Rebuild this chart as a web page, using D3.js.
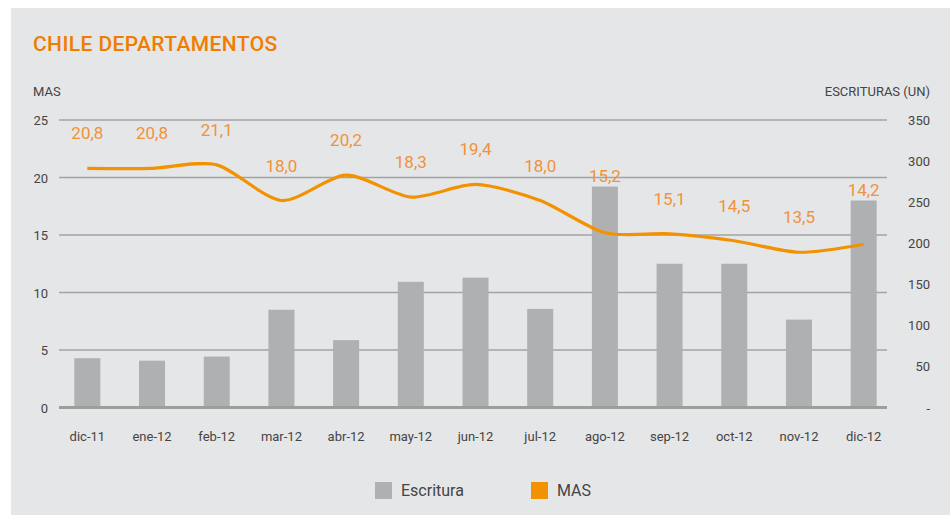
<!DOCTYPE html>
<html>
<head>
    <meta charset="utf-8" />
    <title>Chile Departamentos</title>
    <script src="https://d3js.org/d3.v7.min.js"></script>
    <style type="text/css">
        body { margin: 0; background: #fff; }
        svg { font-family: Roboto, "DejaVu Sans", sans-serif; }
        .grid line { stroke: #a3a3a3; stroke-width: 1.5; }
        .tick-label { fill: #444; font-size: 13px; }
        .line { fill: none; stroke: #f39200; stroke-width: 3.2; }
        .bar { fill: #afb0b1; }
        .val { fill: #f0923a; font-size: 17px; text-anchor: middle; }
    </style>
</head>
<body>
<svg></svg>
<script>
    // data
    var months = ['dic-11', 'ene-12', 'feb-12', 'mar-12', 'abr-12', 'may-12', 'jun-12',
        'jul-12', 'ago-12', 'sep-12', 'oct-12', 'nov-12', 'dic-12'];
    var mas = [20.8, 20.8, 21.1, 18.0, 20.2, 18.3, 19.4, 18.0, 15.2, 15.1, 14.5, 13.5, 14.2];
    var escrituras = [60, 57, 62, 119, 82, 153, 158, 120, 269, 175, 175, 107, 252];
    var leftTicks = [0, 5, 10, 15, 20, 25];
    var rightTicks = [0, 50, 100, 150, 200, 250, 300, 350];

    var W = 950, H = 517;
    var svg = d3.select('svg').attr('width', W).attr('height', H);

    // gray panel
    svg.append('rect')
        .attr('x', 11).attr('y', 8)
        .attr('width', W - 11).attr('height', H - 10)
        .attr('fill', '#e5e6e8');

    svg.append('text')
        .attr('x', 33).attr('y', 51)
        .attr('fill', '#ef7d00')
        .style('font-size', '21px')
        .style('font-weight', 500)
        .style('letter-spacing', '0.4px')
        .text('CHILE DEPARTAMENTOS');

    var x0 = 59, x1 = 887, yTop = 120, yBot = 407.5;

    var x = d3.scaleBand().domain(months).range([55, 896]);
    var yL = d3.scaleLinear().domain([0, 25]).range([yBot, yTop]);
    var yR = d3.scaleLinear().domain([0, 350]).range([yBot, yTop]);

    // gridlines
    svg.append('g').attr('class', 'grid')
        .selectAll('line')
        .data(leftTicks.filter(function (d) { return d > 0; }))
        .enter().append('line')
        .attr('x1', x0).attr('x2', x1)
        .attr('y1', function (d) { return yL(d); })
        .attr('y2', function (d) { return yL(d); });

    // left axis labels
    svg.append('g').selectAll('text')
        .data(leftTicks)
        .enter().append('text')
        .attr('class', 'tick-label')
        .attr('x', 48)
        .attr('y', function (d) { return yL(d) + 5; })
        .attr('text-anchor', 'end')
        .text(function (d) { return d; });

    // right axis labels
    svg.append('g').selectAll('text')
        .data(rightTicks)
        .enter().append('text')
        .attr('class', 'tick-label')
        .attr('x', 930)
        .attr('y', function (d) { return yR(d) + 5; })
        .attr('text-anchor', 'end')
        .text(function (d) { return d === 0 ? '-' : d; });

    svg.append('text').attr('class', 'tick-label')
        .attr('x', 33).attr('y', 96).text('MAS');
    svg.append('text').attr('class', 'tick-label')
        .attr('x', 930).attr('y', 96).attr('text-anchor', 'end').text('ESCRITURAS (UN)');

    // bars
    var bw = 26;
    svg.append('g').selectAll('rect')
        .data(escrituras)
        .enter().append('rect')
        .attr('class', 'bar')
        .attr('x', function (d, i) { return x(months[i]) + x.bandwidth() / 2 - bw / 2; })
        .attr('width', bw)
        .attr('y', function (d) { return yR(d); })
        .attr('height', function (d) { return yBot - yR(d); });

    // baseline
    svg.append('line')
        .attr('x1', x0).attr('x2', x1)
        .attr('y1', yBot).attr('y2', yBot)
        .attr('stroke', '#9d9e9c').attr('stroke-width', 3);

    // x labels
    svg.append('g').selectAll('text')
        .data(months)
        .enter().append('text')
        .attr('class', 'tick-label')
        .attr('x', function (d) { return x(d) + x.bandwidth() / 2; })
        .attr('y', 441)
        .attr('text-anchor', 'middle')
        .text(function (d) { return d; });

    // MAS line
    var line = d3.line()
        .x(function (d, i) { return x(months[i]) + x.bandwidth() / 2; })
        .y(function (d) { return yL(d); })
        .curve(d3.curveCardinal.tension(0.2));

    svg.append('path')
        .datum(mas)
        .attr('class', 'line')
        .attr('d', line);

    // value labels
    svg.append('g').selectAll('text')
        .data(mas)
        .enter().append('text')
        .attr('class', 'val')
        .attr('x', function (d, i) { return x(months[i]) + x.bandwidth() / 2; })
        .attr('y', function (d, i) { return Math.min(yL(d) - 29, yR(escrituras[i]) - 5); })
        .text(function (d) { return d3.format('.1f')(d).replace('.', ','); });

    // legend
    var legend = [{ name: 'Escritura', color: '#afb0b1', x: 375 }, { name: 'MAS', color: '#f39200', x: 531 }];
    var lg = svg.append('g').selectAll('g')
        .data(legend)
        .enter().append('g');
    lg.append('rect')
        .attr('x', function (d) { return d.x; })
        .attr('y', 482)
        .attr('width', 17).attr('height', 17)
        .attr('fill', function (d) { return d.color; });
    lg.append('text')
        .attr('x', function (d) { return d.x + 26; })
        .attr('y', 496)
        .attr('fill', '#444')
        .style('font-size', '16px')
        .text(function (d) { return d.name; });
</script>
</body>
</html>
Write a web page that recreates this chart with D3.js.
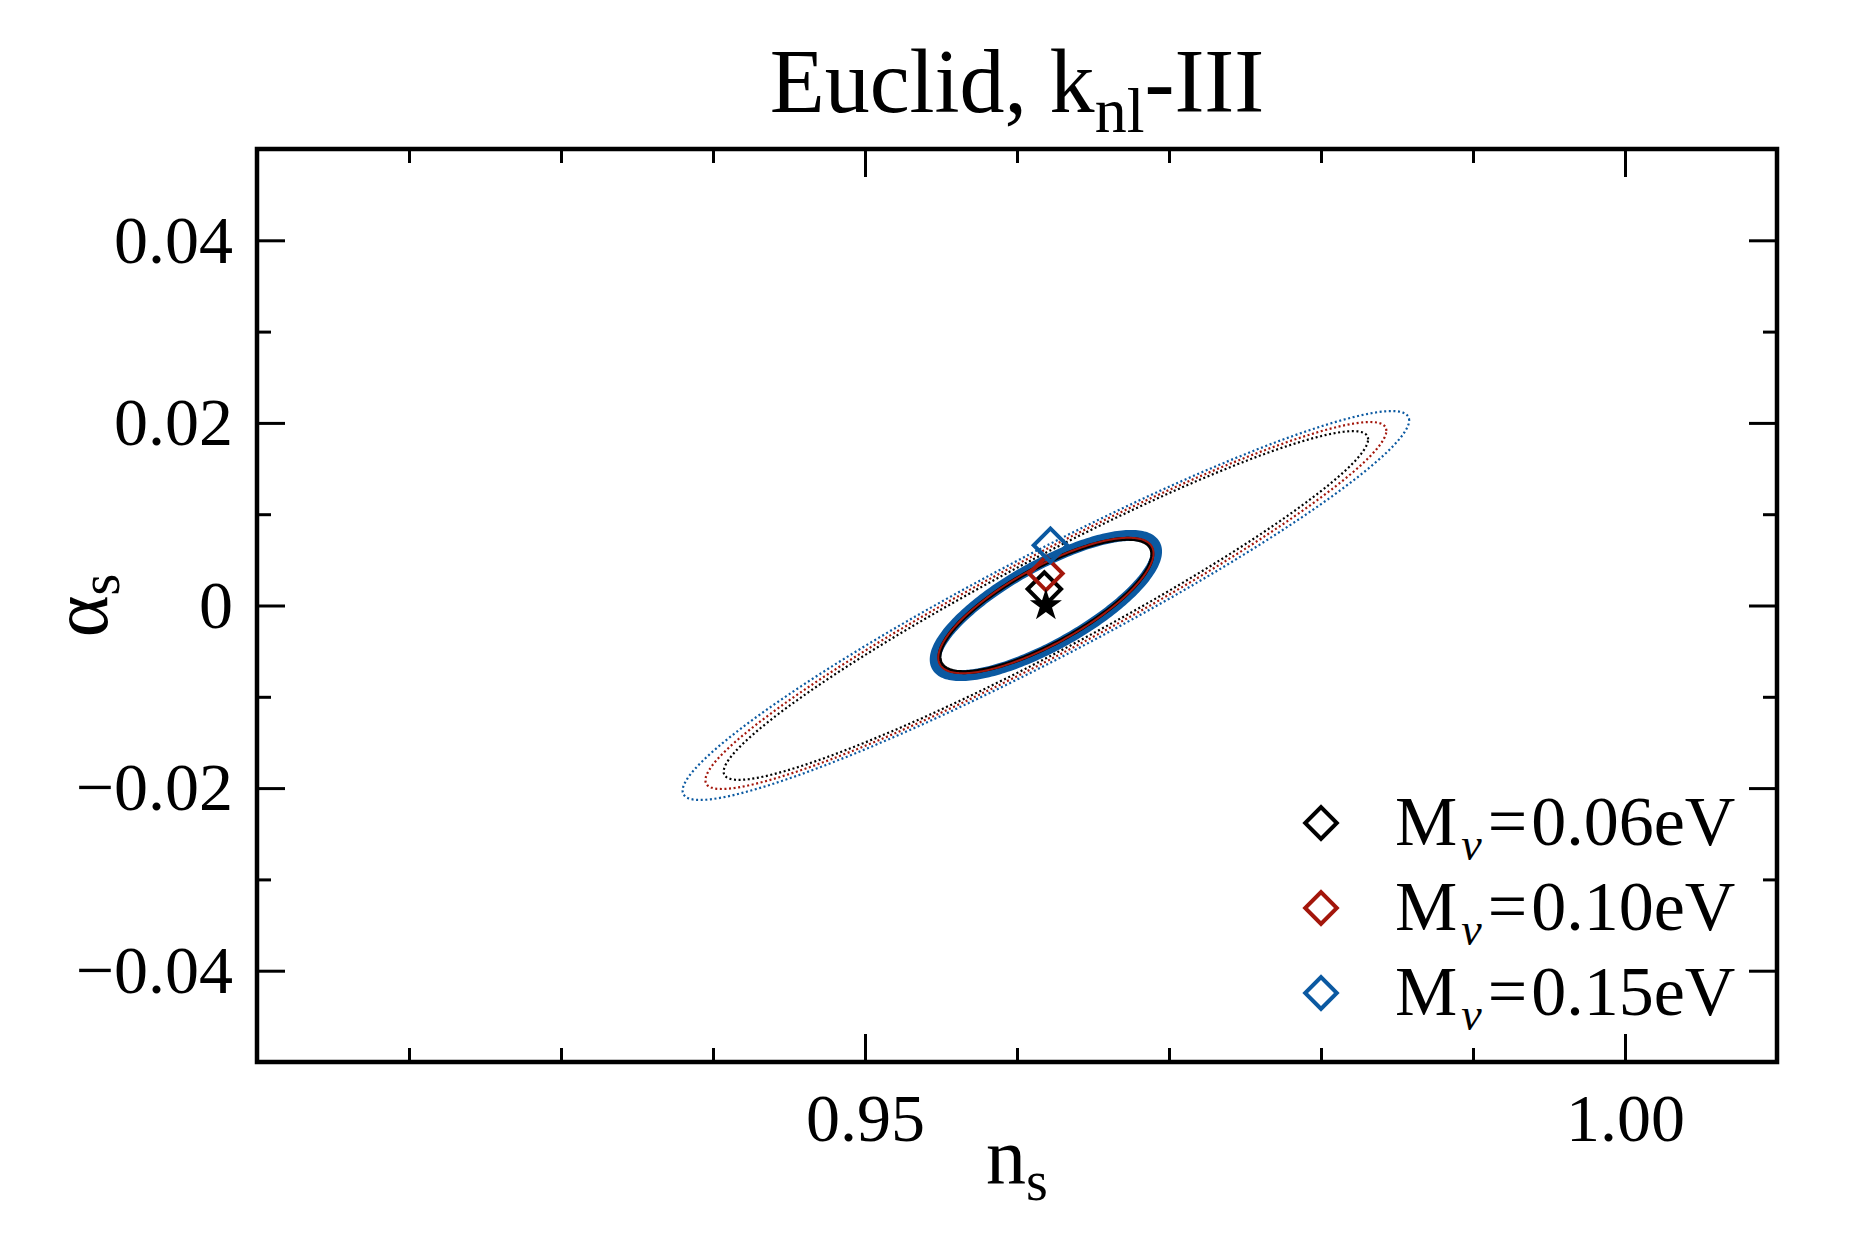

__Short problem__. Reproduce all of the data exactly, omitting each picture it holds.

__Worked answer__.
Rebuild this chart as a web page, using D3.js.
<!DOCTYPE html>
<html>
<head>
    <meta charset="utf-8" />
    <title>Chile Departamentos</title>
    <script src="https://d3js.org/d3.v7.min.js"></script>
    <style type="text/css">
        body { margin: 0; background: #fff; }
        svg { font-family: Roboto, "DejaVu Sans", sans-serif; }
        .grid line { stroke: #a3a3a3; stroke-width: 1.5; }
        .tick-label { fill: #444; font-size: 13px; }
        .line { fill: none; stroke: #f39200; stroke-width: 3.2; }
        .bar { fill: #afb0b1; }
        .val { fill: #f0923a; font-size: 17px; text-anchor: middle; }
    </style>
</head>
<body>
<svg></svg>
<script>
    // data
    var months = ['dic-11', 'ene-12', 'feb-12', 'mar-12', 'abr-12', 'may-12', 'jun-12',
        'jul-12', 'ago-12', 'sep-12', 'oct-12', 'nov-12', 'dic-12'];
    var mas = [20.8, 20.8, 21.1, 18.0, 20.2, 18.3, 19.4, 18.0, 15.2, 15.1, 14.5, 13.5, 14.2];
    var escrituras = [60, 57, 62, 119, 82, 153, 158, 120, 269, 175, 175, 107, 252];
    var leftTicks = [0, 5, 10, 15, 20, 25];
    var rightTicks = [0, 50, 100, 150, 200, 250, 300, 350];

    var W = 950, H = 517;
    var svg = d3.select('svg').attr('width', W).attr('height', H);

    // gray panel
    svg.append('rect')
        .attr('x', 11).attr('y', 8)
        .attr('width', W - 11).attr('height', H - 10)
        .attr('fill', '#e5e6e8');

    svg.append('text')
        .attr('x', 33).attr('y', 51)
        .attr('fill', '#ef7d00')
        .style('font-size', '21px')
        .style('font-weight', 500)
        .style('letter-spacing', '0.4px')
        .text('CHILE DEPARTAMENTOS');

    var x0 = 59, x1 = 887, yTop = 120, yBot = 407.5;

    var x = d3.scaleBand().domain(months).range([55, 896]);
    var yL = d3.scaleLinear().domain([0, 25]).range([yBot, yTop]);
    var yR = d3.scaleLinear().domain([0, 350]).range([yBot, yTop]);

    // gridlines
    svg.append('g').attr('class', 'grid')
        .selectAll('line')
        .data(leftTicks.filter(function (d) { return d > 0; }))
        .enter().append('line')
        .attr('x1', x0).attr('x2', x1)
        .attr('y1', function (d) { return yL(d); })
        .attr('y2', function (d) { return yL(d); });

    // left axis labels
    svg.append('g').selectAll('text')
        .data(leftTicks)
        .enter().append('text')
        .attr('class', 'tick-label')
        .attr('x', 48)
        .attr('y', function (d) { return yL(d) + 5; })
        .attr('text-anchor', 'end')
        .text(function (d) { return d; });

    // right axis labels
    svg.append('g').selectAll('text')
        .data(rightTicks)
        .enter().append('text')
        .attr('class', 'tick-label')
        .attr('x', 930)
        .attr('y', function (d) { return yR(d) + 5; })
        .attr('text-anchor', 'end')
        .text(function (d) { return d === 0 ? '-' : d; });

    svg.append('text').attr('class', 'tick-label')
        .attr('x', 33).attr('y', 96).text('MAS');
    svg.append('text').attr('class', 'tick-label')
        .attr('x', 930).attr('y', 96).attr('text-anchor', 'end').text('ESCRITURAS (UN)');

    // bars
    var bw = 26;
    svg.append('g').selectAll('rect')
        .data(escrituras)
        .enter().append('rect')
        .attr('class', 'bar')
        .attr('x', function (d, i) { return x(months[i]) + x.bandwidth() / 2 - bw / 2; })
        .attr('width', bw)
        .attr('y', function (d) { return yR(d); })
        .attr('height', function (d) { return yBot - yR(d); });

    // baseline
    svg.append('line')
        .attr('x1', x0).attr('x2', x1)
        .attr('y1', yBot).attr('y2', yBot)
        .attr('stroke', '#9d9e9c').attr('stroke-width', 3);

    // x labels
    svg.append('g').selectAll('text')
        .data(months)
        .enter().append('text')
        .attr('class', 'tick-label')
        .attr('x', function (d) { return x(d) + x.bandwidth() / 2; })
        .attr('y', 441)
        .attr('text-anchor', 'middle')
        .text(function (d) { return d; });

    // MAS line
    var line = d3.line()
        .x(function (d, i) { return x(months[i]) + x.bandwidth() / 2; })
        .y(function (d) { return yL(d); })
        .curve(d3.curveCardinal.tension(0.2));

    svg.append('path')
        .datum(mas)
        .attr('class', 'line')
        .attr('d', line);

    // value labels
    svg.append('g').selectAll('text')
        .data(mas)
        .enter().append('text')
        .attr('class', 'val')
        .attr('x', function (d, i) { return x(months[i]) + x.bandwidth() / 2; })
        .attr('y', function (d, i) { return Math.min(yL(d) - 29, yR(escrituras[i]) - 5); })
        .text(function (d) { return d3.format('.1f')(d).replace('.', ','); });

    // legend
    var legend = [{ name: 'Escritura', color: '#afb0b1', x: 375 }, { name: 'MAS', color: '#f39200', x: 531 }];
    var lg = svg.append('g').selectAll('g')
        .data(legend)
        .enter().append('g');
    lg.append('rect')
        .attr('x', function (d) { return d.x; })
        .attr('y', 482)
        .attr('width', 17).attr('height', 17)
        .attr('fill', function (d) { return d.color; });
    lg.append('text')
        .attr('x', function (d) { return d.x + 26; })
        .attr('y', 496)
        .attr('fill', '#444')
        .style('font-size', '16px')
        .text(function (d) { return d.name; });
</script>
</body>
</html>
Write a web page that recreates this chart with D3.js.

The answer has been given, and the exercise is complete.